Exercise:
From the records below, copy out exactly the lines from the one containing "Recreate this image" to the one containing "import * as d3 from 'd3';", both included. Add nothing else.

Records from a data source:
::::::
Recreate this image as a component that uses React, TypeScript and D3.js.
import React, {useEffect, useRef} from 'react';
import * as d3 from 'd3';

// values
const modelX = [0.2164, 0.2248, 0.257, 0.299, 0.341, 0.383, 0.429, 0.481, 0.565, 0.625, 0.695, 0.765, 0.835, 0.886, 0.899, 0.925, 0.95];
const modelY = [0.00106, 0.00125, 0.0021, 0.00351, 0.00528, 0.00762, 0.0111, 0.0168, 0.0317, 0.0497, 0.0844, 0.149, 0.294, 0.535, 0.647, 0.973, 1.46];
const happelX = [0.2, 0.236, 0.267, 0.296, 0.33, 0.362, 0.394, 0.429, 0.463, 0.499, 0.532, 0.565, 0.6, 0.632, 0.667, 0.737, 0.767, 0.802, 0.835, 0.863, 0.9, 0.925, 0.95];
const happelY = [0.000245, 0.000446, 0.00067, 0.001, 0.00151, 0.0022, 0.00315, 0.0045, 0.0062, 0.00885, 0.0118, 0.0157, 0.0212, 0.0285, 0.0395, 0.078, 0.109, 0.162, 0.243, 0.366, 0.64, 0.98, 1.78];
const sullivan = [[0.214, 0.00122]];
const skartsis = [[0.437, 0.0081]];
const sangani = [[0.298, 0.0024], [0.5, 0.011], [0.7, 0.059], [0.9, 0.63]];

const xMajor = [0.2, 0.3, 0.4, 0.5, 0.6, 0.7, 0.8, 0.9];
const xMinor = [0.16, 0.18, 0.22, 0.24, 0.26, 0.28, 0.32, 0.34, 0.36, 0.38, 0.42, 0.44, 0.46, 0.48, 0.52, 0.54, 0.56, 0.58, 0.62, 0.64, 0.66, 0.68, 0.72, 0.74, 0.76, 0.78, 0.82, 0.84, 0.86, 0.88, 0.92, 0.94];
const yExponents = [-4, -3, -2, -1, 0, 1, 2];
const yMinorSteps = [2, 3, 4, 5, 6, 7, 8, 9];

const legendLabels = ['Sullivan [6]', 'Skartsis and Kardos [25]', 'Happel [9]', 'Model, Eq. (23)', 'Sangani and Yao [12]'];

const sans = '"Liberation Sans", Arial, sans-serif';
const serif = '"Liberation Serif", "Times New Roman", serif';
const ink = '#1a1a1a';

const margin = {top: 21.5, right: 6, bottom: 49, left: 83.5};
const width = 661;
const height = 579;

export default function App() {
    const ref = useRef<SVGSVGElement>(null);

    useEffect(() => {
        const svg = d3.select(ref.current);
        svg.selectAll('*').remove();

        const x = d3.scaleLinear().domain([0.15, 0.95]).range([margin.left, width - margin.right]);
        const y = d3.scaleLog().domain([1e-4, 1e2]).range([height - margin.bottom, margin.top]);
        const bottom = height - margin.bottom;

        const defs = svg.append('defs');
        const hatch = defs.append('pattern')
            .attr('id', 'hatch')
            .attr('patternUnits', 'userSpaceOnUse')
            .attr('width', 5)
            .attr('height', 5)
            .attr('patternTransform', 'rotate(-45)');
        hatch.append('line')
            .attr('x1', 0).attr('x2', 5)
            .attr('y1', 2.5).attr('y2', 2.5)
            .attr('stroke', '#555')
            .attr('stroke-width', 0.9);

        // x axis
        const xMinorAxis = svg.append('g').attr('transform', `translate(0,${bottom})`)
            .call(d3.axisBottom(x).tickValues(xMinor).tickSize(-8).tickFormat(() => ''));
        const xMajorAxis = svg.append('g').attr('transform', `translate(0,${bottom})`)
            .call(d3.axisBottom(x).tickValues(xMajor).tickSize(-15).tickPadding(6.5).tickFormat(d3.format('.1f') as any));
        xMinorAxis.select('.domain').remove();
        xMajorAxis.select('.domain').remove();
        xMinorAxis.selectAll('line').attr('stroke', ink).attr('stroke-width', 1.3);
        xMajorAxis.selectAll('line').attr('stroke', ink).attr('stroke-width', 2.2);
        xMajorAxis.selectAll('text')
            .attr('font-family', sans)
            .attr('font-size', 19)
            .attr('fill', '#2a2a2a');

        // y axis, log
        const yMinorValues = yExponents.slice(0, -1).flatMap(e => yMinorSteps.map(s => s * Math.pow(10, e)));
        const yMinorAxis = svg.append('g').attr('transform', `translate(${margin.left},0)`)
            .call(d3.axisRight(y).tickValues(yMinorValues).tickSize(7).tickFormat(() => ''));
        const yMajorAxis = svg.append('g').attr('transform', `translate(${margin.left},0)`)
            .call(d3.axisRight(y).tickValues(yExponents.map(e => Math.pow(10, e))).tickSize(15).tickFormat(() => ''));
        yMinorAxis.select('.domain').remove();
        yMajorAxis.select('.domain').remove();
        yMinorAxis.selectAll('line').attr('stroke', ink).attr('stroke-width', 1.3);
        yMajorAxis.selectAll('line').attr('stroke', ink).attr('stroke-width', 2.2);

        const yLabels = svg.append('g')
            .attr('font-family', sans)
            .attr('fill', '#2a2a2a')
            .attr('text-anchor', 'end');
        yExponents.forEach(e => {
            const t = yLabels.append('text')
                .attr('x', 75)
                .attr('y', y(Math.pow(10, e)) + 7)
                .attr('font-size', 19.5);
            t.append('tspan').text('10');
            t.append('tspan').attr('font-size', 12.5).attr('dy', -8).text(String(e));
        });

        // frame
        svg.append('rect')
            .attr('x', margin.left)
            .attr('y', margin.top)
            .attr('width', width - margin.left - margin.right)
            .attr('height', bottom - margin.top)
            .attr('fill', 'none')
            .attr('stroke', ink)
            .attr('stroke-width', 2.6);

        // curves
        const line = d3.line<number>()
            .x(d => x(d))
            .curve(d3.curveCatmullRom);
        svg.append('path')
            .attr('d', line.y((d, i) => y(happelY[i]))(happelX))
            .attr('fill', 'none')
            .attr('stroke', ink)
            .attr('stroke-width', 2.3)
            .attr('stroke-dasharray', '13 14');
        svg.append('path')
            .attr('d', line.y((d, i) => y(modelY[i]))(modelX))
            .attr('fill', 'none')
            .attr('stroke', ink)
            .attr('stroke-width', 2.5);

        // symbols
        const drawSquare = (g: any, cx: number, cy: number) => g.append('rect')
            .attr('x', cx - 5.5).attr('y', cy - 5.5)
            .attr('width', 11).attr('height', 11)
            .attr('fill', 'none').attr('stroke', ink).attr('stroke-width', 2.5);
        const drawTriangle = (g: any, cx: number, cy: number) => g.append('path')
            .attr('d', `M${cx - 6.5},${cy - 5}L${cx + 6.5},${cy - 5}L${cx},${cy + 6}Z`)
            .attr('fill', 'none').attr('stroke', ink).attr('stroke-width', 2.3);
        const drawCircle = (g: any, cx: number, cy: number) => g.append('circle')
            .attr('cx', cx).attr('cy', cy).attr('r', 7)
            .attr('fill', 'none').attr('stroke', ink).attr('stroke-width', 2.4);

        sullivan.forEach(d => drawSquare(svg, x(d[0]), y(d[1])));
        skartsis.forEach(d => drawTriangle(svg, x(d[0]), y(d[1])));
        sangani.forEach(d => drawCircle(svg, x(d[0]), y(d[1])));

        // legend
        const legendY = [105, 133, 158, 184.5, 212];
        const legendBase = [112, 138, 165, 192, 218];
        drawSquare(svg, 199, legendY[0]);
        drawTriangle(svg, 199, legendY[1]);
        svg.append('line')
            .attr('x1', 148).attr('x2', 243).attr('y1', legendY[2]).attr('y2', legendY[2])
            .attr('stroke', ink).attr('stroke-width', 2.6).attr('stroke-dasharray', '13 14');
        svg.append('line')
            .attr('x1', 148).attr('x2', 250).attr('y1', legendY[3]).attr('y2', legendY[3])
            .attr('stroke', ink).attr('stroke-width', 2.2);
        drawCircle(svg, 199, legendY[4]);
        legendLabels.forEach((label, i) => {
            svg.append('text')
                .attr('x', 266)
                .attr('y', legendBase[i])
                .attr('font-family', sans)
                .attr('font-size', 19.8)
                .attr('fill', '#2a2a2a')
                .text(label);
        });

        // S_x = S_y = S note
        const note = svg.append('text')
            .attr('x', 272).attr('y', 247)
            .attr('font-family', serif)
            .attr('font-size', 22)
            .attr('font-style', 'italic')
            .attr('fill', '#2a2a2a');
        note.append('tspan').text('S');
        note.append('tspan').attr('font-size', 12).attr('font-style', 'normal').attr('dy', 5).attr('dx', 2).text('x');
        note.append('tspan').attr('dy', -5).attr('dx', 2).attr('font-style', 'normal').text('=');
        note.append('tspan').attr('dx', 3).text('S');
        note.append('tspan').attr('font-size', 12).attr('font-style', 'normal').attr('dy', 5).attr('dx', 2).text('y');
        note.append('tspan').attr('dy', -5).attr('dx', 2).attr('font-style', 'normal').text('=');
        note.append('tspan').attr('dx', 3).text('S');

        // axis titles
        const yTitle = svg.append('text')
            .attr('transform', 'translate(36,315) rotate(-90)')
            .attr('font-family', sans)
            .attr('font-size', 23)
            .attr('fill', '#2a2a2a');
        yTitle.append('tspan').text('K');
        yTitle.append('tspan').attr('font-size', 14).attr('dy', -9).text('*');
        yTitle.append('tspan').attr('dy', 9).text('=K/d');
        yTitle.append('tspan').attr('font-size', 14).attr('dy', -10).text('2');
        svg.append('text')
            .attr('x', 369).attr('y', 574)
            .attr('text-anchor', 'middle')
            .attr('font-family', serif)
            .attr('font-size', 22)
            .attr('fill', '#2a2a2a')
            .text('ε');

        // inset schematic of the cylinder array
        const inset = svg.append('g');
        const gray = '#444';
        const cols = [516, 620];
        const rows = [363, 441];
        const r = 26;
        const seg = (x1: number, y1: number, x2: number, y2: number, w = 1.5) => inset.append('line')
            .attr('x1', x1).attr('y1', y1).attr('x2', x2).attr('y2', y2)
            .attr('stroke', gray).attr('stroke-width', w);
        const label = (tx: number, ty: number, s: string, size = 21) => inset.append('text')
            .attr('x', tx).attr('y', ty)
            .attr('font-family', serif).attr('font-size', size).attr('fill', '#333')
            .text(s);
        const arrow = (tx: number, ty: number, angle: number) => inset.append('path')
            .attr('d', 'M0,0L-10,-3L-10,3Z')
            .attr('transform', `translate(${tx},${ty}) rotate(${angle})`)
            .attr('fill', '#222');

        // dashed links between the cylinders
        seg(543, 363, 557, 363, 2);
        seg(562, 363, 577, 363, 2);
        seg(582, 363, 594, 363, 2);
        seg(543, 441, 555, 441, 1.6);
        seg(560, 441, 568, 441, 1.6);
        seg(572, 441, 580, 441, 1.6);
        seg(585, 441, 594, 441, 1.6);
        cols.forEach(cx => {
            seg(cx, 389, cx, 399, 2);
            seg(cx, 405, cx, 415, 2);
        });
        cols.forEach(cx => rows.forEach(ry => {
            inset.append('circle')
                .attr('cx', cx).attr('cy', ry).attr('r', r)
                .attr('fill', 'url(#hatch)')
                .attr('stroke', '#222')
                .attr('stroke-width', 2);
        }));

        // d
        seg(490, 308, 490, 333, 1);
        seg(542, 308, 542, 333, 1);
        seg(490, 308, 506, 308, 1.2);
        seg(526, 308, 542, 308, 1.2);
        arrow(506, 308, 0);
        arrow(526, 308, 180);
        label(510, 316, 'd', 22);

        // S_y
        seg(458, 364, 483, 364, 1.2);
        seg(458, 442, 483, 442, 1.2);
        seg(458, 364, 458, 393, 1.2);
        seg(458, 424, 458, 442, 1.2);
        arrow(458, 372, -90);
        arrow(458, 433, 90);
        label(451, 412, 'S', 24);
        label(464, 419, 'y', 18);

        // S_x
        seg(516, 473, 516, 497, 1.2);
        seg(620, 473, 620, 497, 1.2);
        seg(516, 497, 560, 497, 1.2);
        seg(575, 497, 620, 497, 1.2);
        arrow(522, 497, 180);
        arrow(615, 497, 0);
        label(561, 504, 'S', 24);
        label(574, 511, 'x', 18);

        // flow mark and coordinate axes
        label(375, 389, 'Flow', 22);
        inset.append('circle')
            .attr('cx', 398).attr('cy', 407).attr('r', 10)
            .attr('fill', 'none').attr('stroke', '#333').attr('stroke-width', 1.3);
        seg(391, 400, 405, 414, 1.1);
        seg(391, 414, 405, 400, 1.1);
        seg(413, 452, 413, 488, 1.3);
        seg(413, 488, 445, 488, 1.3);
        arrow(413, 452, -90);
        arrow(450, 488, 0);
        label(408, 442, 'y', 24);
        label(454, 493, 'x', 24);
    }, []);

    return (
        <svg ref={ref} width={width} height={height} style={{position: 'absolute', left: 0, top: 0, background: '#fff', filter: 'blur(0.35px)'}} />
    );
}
::::::
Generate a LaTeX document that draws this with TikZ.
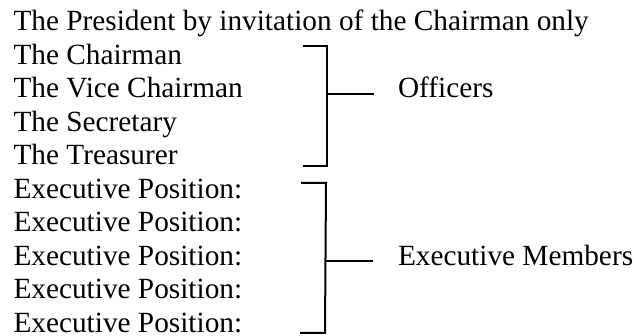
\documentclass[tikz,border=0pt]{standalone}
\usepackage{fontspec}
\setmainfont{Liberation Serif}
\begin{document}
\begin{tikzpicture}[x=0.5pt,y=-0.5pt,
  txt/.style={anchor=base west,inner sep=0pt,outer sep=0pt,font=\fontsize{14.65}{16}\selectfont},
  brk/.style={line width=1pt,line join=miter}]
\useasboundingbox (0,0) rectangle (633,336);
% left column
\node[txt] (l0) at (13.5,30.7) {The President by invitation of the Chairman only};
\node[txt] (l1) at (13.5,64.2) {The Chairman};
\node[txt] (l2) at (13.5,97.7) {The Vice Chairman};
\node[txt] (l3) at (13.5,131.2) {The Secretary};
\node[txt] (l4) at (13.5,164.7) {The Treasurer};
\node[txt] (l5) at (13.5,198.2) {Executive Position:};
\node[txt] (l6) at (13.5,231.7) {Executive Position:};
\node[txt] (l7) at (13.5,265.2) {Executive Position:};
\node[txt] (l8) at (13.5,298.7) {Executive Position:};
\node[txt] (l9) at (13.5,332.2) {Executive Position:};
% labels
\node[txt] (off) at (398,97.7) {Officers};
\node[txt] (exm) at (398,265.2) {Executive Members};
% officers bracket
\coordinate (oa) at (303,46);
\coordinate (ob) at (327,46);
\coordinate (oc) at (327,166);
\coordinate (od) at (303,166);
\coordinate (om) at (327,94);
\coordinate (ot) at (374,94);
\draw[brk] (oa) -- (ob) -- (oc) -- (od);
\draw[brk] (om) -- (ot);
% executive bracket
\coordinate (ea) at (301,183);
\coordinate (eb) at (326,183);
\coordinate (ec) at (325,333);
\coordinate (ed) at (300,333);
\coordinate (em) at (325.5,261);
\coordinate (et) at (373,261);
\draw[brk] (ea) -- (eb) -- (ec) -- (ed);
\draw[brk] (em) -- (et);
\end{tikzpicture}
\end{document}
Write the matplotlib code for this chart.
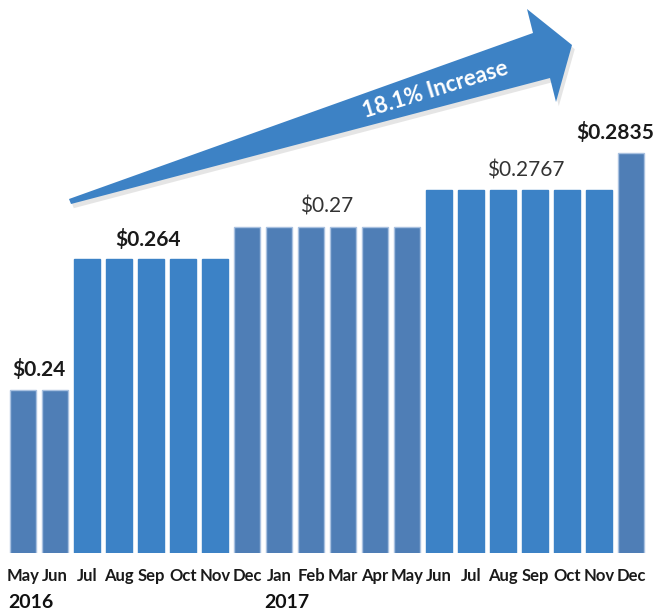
::::::
In response:
Recreate this image as a component that uses React, TypeScript and D3.js.
import React, {useEffect, useRef} from 'react';
import * as d3 from 'd3';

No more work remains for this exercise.